Work instructions =>
Up to and including the line with "const totalSlots = 157;", write out the listing from its first line, minus the pictures.
========
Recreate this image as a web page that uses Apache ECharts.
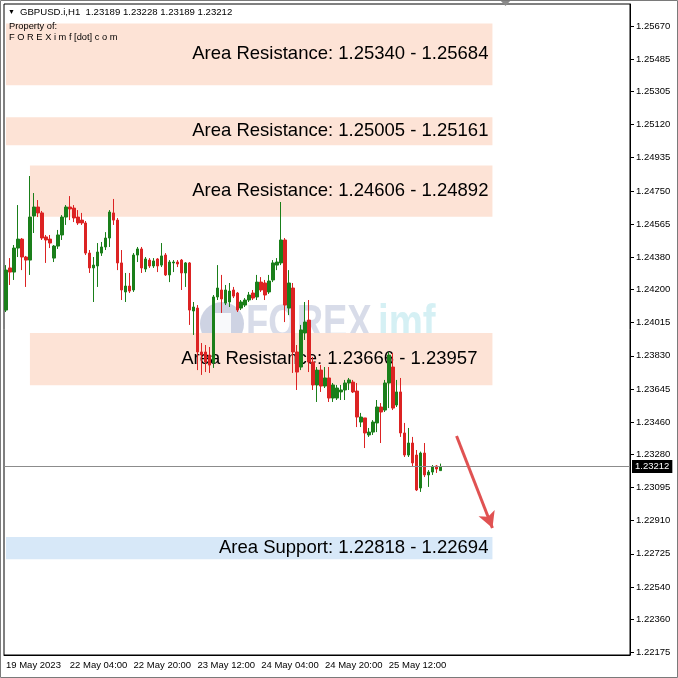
<!DOCTYPE html>
<html>
<head>
<meta charset="utf-8">
<script src="https://cdn.jsdelivr.net/npm/echarts@6/dist/echarts.min.js"></script>
<style>
html,body{margin:0;padding:0;background:#fff;}
#chart{width:678px;height:678px;}
</style>
</head>
<body>
<div id="chart"></div>
<script>
// ---- data ----
const sessionDays = [['19 May',12,24],['22 May',0,24],['23 May',0,24],['24 May',0,24],['25 May',0,24],['26 May',0,2]];
const totalSlots = 157;

const opens = [1.24085,1.24320,1.24297,1.24431,1.24481,1.24381,1.24364,1.24610,1.24660,1.24627,
1.24493,1.24481,1.24375,1.24442,1.24504,1.24604,1.24660,1.24654,1.24604,1.24587,
1.24571,1.24403,1.24320,1.24331,1.24403,1.24437,1.24487,1.24627,1.24587,1.24348,
1.24186,1.24219,1.24197,1.24392,1.24426,1.24314,1.24364,1.24331,1.24370,1.24336,
1.24392,1.24281,1.24348,1.24353,1.24364,1.24292,1.24348,1.24080,1.24096,1.23851,
1.23851,1.23834,1.23790,1.24158,1.24197,1.24124,1.24130,1.24197,1.24180,1.24096,
1.24113,1.24141,1.24180,1.24158,1.24241,1.24236,1.24186,1.24253,1.24336,1.24348,
1.24476,1.24096,1.24208,1.23851,1.23767,1.23957,1.24029,1.23795,1.23667,1.23750,
1.23661,1.23706,1.23594,1.23594,1.23628,1.23639,1.23678,1.23683,1.23633,1.23460,
1.23483,1.23388,1.23404,1.23455,1.23544,1.23527,1.23678,1.23767,1.23555,1.23628,
1.23399,1.23276,1.23343,1.23276,1.23092,1.23287,1.23165,1.23181,1.23215,1.23189];

const closes = [1.24308,1.24297,1.24431,1.24481,1.24381,1.24364,1.24604,1.24660,1.24627,1.24487,
1.24476,1.24459,1.24442,1.24504,1.24604,1.24660,1.24649,1.24599,1.24571,1.24571,
1.24403,1.24320,1.24336,1.24409,1.24437,1.24487,1.24632,1.24587,1.24348,1.24197,
1.24219,1.24191,1.24392,1.24426,1.24320,1.24370,1.24331,1.24359,1.24331,1.24387,
1.24281,1.24353,1.24353,1.24342,1.24292,1.24348,1.24085,1.24102,1.23851,1.23834,
1.23795,1.23778,1.24158,1.24208,1.24147,1.24197,1.24191,1.24163,1.24085,1.24130,
1.24141,1.24169,1.24152,1.24241,1.24197,1.24169,1.24247,1.24348,1.24353,1.24476,
1.24113,1.24236,1.23851,1.23739,1.23974,1.24018,1.23795,1.23667,1.23750,1.23661,
1.23706,1.23594,1.23667,1.23650,1.23639,1.23678,1.23695,1.23628,1.23488,1.23488,
1.23399,1.23404,1.23460,1.23544,1.23516,1.23678,1.23834,1.23538,1.23628,1.23399,
1.23276,1.23343,1.23232,1.23081,1.23287,1.23165,1.23181,1.23209,1.23198,1.23212];

const lows = [1.24074,1.24225,1.24253,1.24381,1.24308,1.24214,1.24281,1.24515,1.24604,1.24476,
1.24348,1.24431,1.24353,1.24426,1.24476,1.24560,1.24587,1.24576,1.24560,1.24560,
1.24392,1.24292,1.24130,1.24214,1.24387,1.24420,1.24437,1.24560,1.24308,1.24141,
1.24130,1.24180,1.24186,1.24353,1.24292,1.24297,1.24320,1.24320,1.24297,1.24325,
1.24275,1.24241,1.24297,1.24325,1.24197,1.24214,1.24002,1.23946,1.23750,1.23723,
1.23739,1.23734,1.23762,1.24141,1.24069,1.24113,1.24102,1.24152,1.24074,1.24085,
1.24102,1.24130,1.24141,1.24141,1.24186,1.24141,1.24175,1.24241,1.24308,1.24336,
1.24018,1.24057,1.23734,1.23639,1.23750,1.23918,1.23739,1.23639,1.23572,1.23628,
1.23650,1.23572,1.23572,1.23583,1.23583,1.23583,1.23639,1.23622,1.23432,1.23432,
1.23315,1.23377,1.23388,1.23404,1.23343,1.23516,1.23538,1.23527,1.23544,1.23377,
1.23265,1.23265,1.23209,1.23075,1.23070,1.23153,1.23098,1.23165,1.23176,1.23189];

const highs = [1.24336,1.24375,1.24448,1.24671,1.24487,1.24387,1.24833,1.24738,1.24699,1.24638,
1.24504,1.24504,1.24448,1.24532,1.24615,1.24671,1.24721,1.24671,1.24643,1.24627,
1.24582,1.24420,1.24381,1.24459,1.24465,1.24520,1.24643,1.24705,1.24599,1.24420,
1.24292,1.24292,1.24403,1.24437,1.24437,1.24381,1.24375,1.24375,1.24375,1.24459,
1.24403,1.24364,1.24364,1.24364,1.24370,1.24353,1.24353,1.24130,1.24113,1.23901,
1.23890,1.23879,1.24169,1.24336,1.24281,1.24225,1.24236,1.24214,1.24186,1.24141,
1.24152,1.24186,1.24197,1.24281,1.24269,1.24253,1.24281,1.24364,1.24375,1.24688,
1.24487,1.24308,1.24236,1.23890,1.24002,1.24130,1.24141,1.23823,1.23767,1.23778,
1.23767,1.23767,1.23678,1.23667,1.23667,1.23695,1.23706,1.23695,1.23678,1.23511,
1.23483,1.23427,1.23471,1.23583,1.23566,1.23695,1.23851,1.23845,1.23695,1.23706,
1.23455,1.23427,1.23377,1.23304,1.23295,1.23343,1.23192,1.23220,1.23220,1.23228];

const yTicks = [1.25670,1.25485,1.25305,1.25120,1.24935,1.24750,1.24565,1.24380,1.24200,1.24015,
1.23830,1.23645,1.23460,1.23280,1.23095,1.22910,1.22725,1.22540,1.22360,1.22175];
const yMin = 1.22160, yMax = 1.25793;

const bandTexts = ['Area Resistance: 1.25340 - 1.25684','Area Resistance: 1.25005 - 1.25161','Area Resistance: 1.24606 - 1.24892','Area Resistance: 1.23666 - 1.23957','Area Support: 1.22818 - 1.22694'];
const bandLow  = [1.25340,1.25005,1.24606,1.23666,1.22694];
const bandHigh = [1.25684,1.25161,1.24892,1.23957,1.22818];
const bandStart = [0,0,6,6,0];
const bandEnd = [122,122,122,122,122];
const bandColors = ['#fde3d6','#fde3d6','#fde3d6','#fde3d6','#d7e8f8'];
const bandLabelGap = [4,4,4,15,4];

const currentPrice = 1.23212;
const headerText = 'GBPUSD.i,H1  1.23189 1.23228 1.23189 1.23212';
const arrowFrom = [113, 1.23382];
const arrowTo = [122, 1.22869];

// ---- build ----
const categories = [];
sessionDays.forEach(d => { for (let h = d[1]; h < d[2]; h++) categories.push(d[0] + ' ' + String(h).padStart(2,'0') + ':00'); });
while (categories.length < totalSlots) categories.push('');
const candleData = opens.map((o,i) => [o, closes[i], lows[i], highs[i]]);

const FONT = 'Liberation Sans';
const showIdx = i => i % 16 === 0 && i <= 96;

const chart = echarts.init(document.getElementById('chart'));
chart.setOption({
  animation: false,
  backgroundColor: '#fff',
  grid: {left: 4, right: 48, top: 4, bottom: 23, show: true, borderColor: '#000', borderWidth: 1, backgroundColor: '#fff'},
  xAxis: {
    type: 'category', data: categories, boundaryGap: true,
    axisLine: {lineStyle: {color: '#000'}},
    axisTick: {alignWithLabel: true, interval: (i) => showIdx(i), length: 4, lineStyle: {color: '#000'}},
    axisLabel: {interval: (i) => showIdx(i), align: 'left', margin: 5, fontSize: 9.5, fontFamily: FONT, color: '#000',
      formatter: (v, i) => i === 0 ? '19 May 2023' : v},
    splitLine: {show: false}
  },
  yAxis: {
    type: 'value', position: 'right', min: yMin, max: yMax, scale: true,
    axisLine: {show: true, lineStyle: {color: '#000'}},
    axisTick: {show: true, customValues: yTicks, length: 4, lineStyle: {color: '#000'}},
    axisLabel: {customValues: yTicks, formatter: v => v.toFixed(5), fontSize: 9.5, fontFamily: FONT, color: '#000', margin: 6},
    splitLine: {show: false}
  },
  graphic: [
    {type: 'group', z: 1.5, silent: true, children: [
      {type: 'circle', shape: {cx: 222, cy: 324, r: 22}, style: {fill: 'rgba(185,193,215,0.7)'}},
      {type: 'rect', shape: {x: 213, y: 313, width: 18, height: 22}, style: {fill: 'rgba(255,255,255,0.85)'}},
      {type: 'text', x: 246, y: 325, scaleX: 0.76, style: {text: 'FOREX', font: 'bold 48px ' + FONT, fill: 'rgba(190,197,218,0.6)', verticalAlign: 'middle'}},
      {type: 'text', x: 378, y: 325, scaleX: 0.8, style: {text: 'imf', font: 'bold 48px ' + FONT, fill: 'rgba(190,232,238,0.65)', verticalAlign: 'middle'}}
    ]},
    {type: 'text', z: 10, x: 8, y: 12, style: {text: '▼', font: '7px ' + FONT, fill: '#000', verticalAlign: 'middle'}},
    {type: 'text', z: 10, x: 20, y: 12, style: {text: headerText, font: '9.6px ' + FONT, fill: '#000', verticalAlign: 'middle'}},
    {type: 'text', z: 10, x: 9, y: 26, style: {text: 'Property of:', font: '9.3px ' + FONT, fill: '#000', verticalAlign: 'middle'}},
    {type: 'text', z: 10, x: 9, y: 37, style: {text: 'F O R E X i m f [dot] c o m', font: '9.3px ' + FONT, fill: '#000', verticalAlign: 'middle'}},
    {type: 'polygon', z: 10, shape: {points: [[500,0],[511,0],[505.5,6]]}, style: {fill: '#8a8a8a'}},
    {type: 'rect', z: 10, shape: {x: 0.5, y: 0.5, width: 677, height: 677}, style: {fill: 'none', stroke: '#7a7a7a', lineWidth: 1}}
  ],
  series: [
    {
      type: 'line', data: [], z: 1, silent: true,
      markArea: {
        silent: true,
        label: {show: true, position: 'insideRight', distance: 4, fontSize: 18.5, fontFamily: FONT, color: '#000'},
        data: bandTexts.map((t, i) => [
          {name: t, xAxis: bandStart[i], yAxis: bandHigh[i], itemStyle: {color: bandColors[i]}, label: {distance: bandLabelGap[i]}},
          {xAxis: bandEnd[i], yAxis: bandLow[i]}
        ])
      }
    },
    {
      type: 'line', data: [], z: 2, silent: true,
      markLine: {
        silent: true, symbol: 'none', precision: 5,
        lineStyle: {color: '#8c8c8c', width: 1, type: 'solid'},
        label: {show: true, position: 'end', distance: 2, formatter: currentPrice.toFixed(5), color: '#fff', backgroundColor: '#000', padding: [2,3,1,3], fontSize: 9.5, fontFamily: FONT},
        data: [{yAxis: currentPrice}]
      }
    },
    {
      type: 'candlestick', data: candleData, z: 3, barWidth: 3,
      itemStyle: {color: '#1a7f1a', color0: '#dc2323', borderColor: '#1a7f1a', borderColor0: '#dc2323', borderWidth: 1}
    },
    {
      type: 'line', data: [], z: 4, silent: true,
      markLine: {
        silent: true, symbol: ['none', 'arrow'], symbolSize: [13, 16], precision: 5,
        lineStyle: {color: '#e05252', width: 3, type: 'solid'},
        label: {show: false},
        data: [[{coord: arrowFrom}, {coord: arrowTo}]]
      }
    }
  ]
});
</script>
</body>
</html>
========
Written solution =>
Recreate this image as a web page that uses Apache ECharts.
<!DOCTYPE html>
<html>
<head>
<meta charset="utf-8">
<script src="https://cdn.jsdelivr.net/npm/echarts@6/dist/echarts.min.js"></script>
<style>
html,body{margin:0;padding:0;background:#fff;}
#chart{width:678px;height:678px;}
</style>
</head>
<body>
<div id="chart"></div>
<script>
// ---- data ----
const sessionDays = [['19 May',12,24],['22 May',0,24],['23 May',0,24],['24 May',0,24],['25 May',0,24],['26 May',0,2]];
const totalSlots = 157;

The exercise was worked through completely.